::: Data extract :::

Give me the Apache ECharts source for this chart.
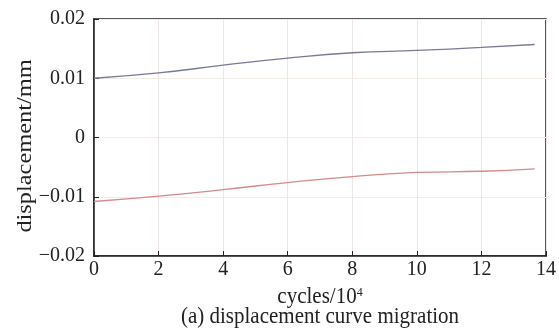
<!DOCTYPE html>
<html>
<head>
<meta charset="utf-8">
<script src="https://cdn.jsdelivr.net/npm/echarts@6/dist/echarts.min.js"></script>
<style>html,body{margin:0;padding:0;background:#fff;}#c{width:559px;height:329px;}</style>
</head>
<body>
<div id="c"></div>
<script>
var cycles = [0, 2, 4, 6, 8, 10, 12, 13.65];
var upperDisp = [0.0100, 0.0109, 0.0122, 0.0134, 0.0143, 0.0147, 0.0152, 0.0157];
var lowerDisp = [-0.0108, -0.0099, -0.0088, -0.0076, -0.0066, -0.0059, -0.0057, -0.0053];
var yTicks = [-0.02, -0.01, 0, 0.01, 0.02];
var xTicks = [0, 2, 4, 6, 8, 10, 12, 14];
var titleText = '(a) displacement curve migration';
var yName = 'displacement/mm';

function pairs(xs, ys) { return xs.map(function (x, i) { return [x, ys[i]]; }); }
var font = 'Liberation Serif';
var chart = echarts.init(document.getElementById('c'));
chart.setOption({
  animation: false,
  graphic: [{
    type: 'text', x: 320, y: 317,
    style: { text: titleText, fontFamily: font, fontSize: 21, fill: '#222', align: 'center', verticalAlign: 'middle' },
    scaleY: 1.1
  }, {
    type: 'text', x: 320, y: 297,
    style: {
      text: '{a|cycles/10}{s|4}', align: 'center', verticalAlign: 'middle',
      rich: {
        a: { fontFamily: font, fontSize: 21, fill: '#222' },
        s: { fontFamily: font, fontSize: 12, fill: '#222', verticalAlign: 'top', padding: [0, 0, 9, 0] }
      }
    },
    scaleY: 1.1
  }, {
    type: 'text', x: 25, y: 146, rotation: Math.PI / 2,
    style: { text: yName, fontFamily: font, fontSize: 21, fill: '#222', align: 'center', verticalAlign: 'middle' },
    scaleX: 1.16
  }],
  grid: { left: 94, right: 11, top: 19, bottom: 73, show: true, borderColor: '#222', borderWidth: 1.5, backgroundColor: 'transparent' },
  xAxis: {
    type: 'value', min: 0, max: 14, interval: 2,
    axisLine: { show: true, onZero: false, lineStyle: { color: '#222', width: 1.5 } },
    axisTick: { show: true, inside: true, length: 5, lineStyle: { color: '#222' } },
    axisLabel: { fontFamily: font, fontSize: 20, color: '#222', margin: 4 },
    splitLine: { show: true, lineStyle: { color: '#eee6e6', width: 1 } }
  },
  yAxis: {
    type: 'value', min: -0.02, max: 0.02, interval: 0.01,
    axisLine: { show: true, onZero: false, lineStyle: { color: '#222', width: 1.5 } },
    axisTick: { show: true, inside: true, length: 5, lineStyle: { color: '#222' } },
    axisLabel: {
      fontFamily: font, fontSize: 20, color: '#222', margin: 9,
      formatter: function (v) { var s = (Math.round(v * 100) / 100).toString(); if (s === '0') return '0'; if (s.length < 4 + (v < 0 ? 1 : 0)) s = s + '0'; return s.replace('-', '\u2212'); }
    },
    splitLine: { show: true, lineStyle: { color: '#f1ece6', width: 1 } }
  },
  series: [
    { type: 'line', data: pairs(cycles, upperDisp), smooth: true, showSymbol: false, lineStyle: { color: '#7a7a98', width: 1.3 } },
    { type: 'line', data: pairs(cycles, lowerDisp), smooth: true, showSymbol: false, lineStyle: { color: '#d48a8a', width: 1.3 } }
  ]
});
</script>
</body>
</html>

:::

● Work to do
Skipping the pictures, transcribe each line above exactly as it appears.

● Output
Give me the Apache ECharts source for this chart.
<!DOCTYPE html>
<html>
<head>
<meta charset="utf-8">
<script src="https://cdn.jsdelivr.net/npm/echarts@6/dist/echarts.min.js"></script>
<style>html,body{margin:0;padding:0;background:#fff;}#c{width:559px;height:329px;}</style>
</head>
<body>
<div id="c"></div>
<script>
var cycles = [0, 2, 4, 6, 8, 10, 12, 13.65];
var upperDisp = [0.0100, 0.0109, 0.0122, 0.0134, 0.0143, 0.0147, 0.0152, 0.0157];
var lowerDisp = [-0.0108, -0.0099, -0.0088, -0.0076, -0.0066, -0.0059, -0.0057, -0.0053];
var yTicks = [-0.02, -0.01, 0, 0.01, 0.02];
var xTicks = [0, 2, 4, 6, 8, 10, 12, 14];
var titleText = '(a) displacement curve migration';
var yName = 'displacement/mm';

function pairs(xs, ys) { return xs.map(function (x, i) { return [x, ys[i]]; }); }
var font = 'Liberation Serif';
var chart = echarts.init(document.getElementById('c'));
chart.setOption({
  animation: false,
  graphic: [{
    type: 'text', x: 320, y: 317,
    style: { text: titleText, fontFamily: font, fontSize: 21, fill: '#222', align: 'center', verticalAlign: 'middle' },
    scaleY: 1.1
  }, {
    type: 'text', x: 320, y: 297,
    style: {
      text: '{a|cycles/10}{s|4}', align: 'center', verticalAlign: 'middle',
      rich: {
        a: { fontFamily: font, fontSize: 21, fill: '#222' },
        s: { fontFamily: font, fontSize: 12, fill: '#222', verticalAlign: 'top', padding: [0, 0, 9, 0] }
      }
    },
    scaleY: 1.1
  }, {
    type: 'text', x: 25, y: 146, rotation: Math.PI / 2,
    style: { text: yName, fontFamily: font, fontSize: 21, fill: '#222', align: 'center', verticalAlign: 'middle' },
    scaleX: 1.16
  }],
  grid: { left: 94, right: 11, top: 19, bottom: 73, show: true, borderColor: '#222', borderWidth: 1.5, backgroundColor: 'transparent' },
  xAxis: {
    type: 'value', min: 0, max: 14, interval: 2,
    axisLine: { show: true, onZero: false, lineStyle: { color: '#222', width: 1.5 } },
    axisTick: { show: true, inside: true, length: 5, lineStyle: { color: '#222' } },
    axisLabel: { fontFamily: font, fontSize: 20, color: '#222', margin: 4 },
    splitLine: { show: true, lineStyle: { color: '#eee6e6', width: 1 } }
  },
  yAxis: {
    type: 'value', min: -0.02, max: 0.02, interval: 0.01,
    axisLine: { show: true, onZero: false, lineStyle: { color: '#222', width: 1.5 } },
    axisTick: { show: true, inside: true, length: 5, lineStyle: { color: '#222' } },
    axisLabel: {
      fontFamily: font, fontSize: 20, color: '#222', margin: 9,
      formatter: function (v) { var s = (Math.round(v * 100) / 100).toString(); if (s === '0') return '0'; if (s.length < 4 + (v < 0 ? 1 : 0)) s = s + '0'; return s.replace('-', '\u2212'); }
    },
    splitLine: { show: true, lineStyle: { color: '#f1ece6', width: 1 } }
  },
  series: [
    { type: 'line', data: pairs(cycles, upperDisp), smooth: true, showSymbol: false, lineStyle: { color: '#7a7a98', width: 1.3 } },
    { type: 'line', data: pairs(cycles, lowerDisp), smooth: true, showSymbol: false, lineStyle: { color: '#d48a8a', width: 1.3 } }
  ]
});
</script>
</body>
</html>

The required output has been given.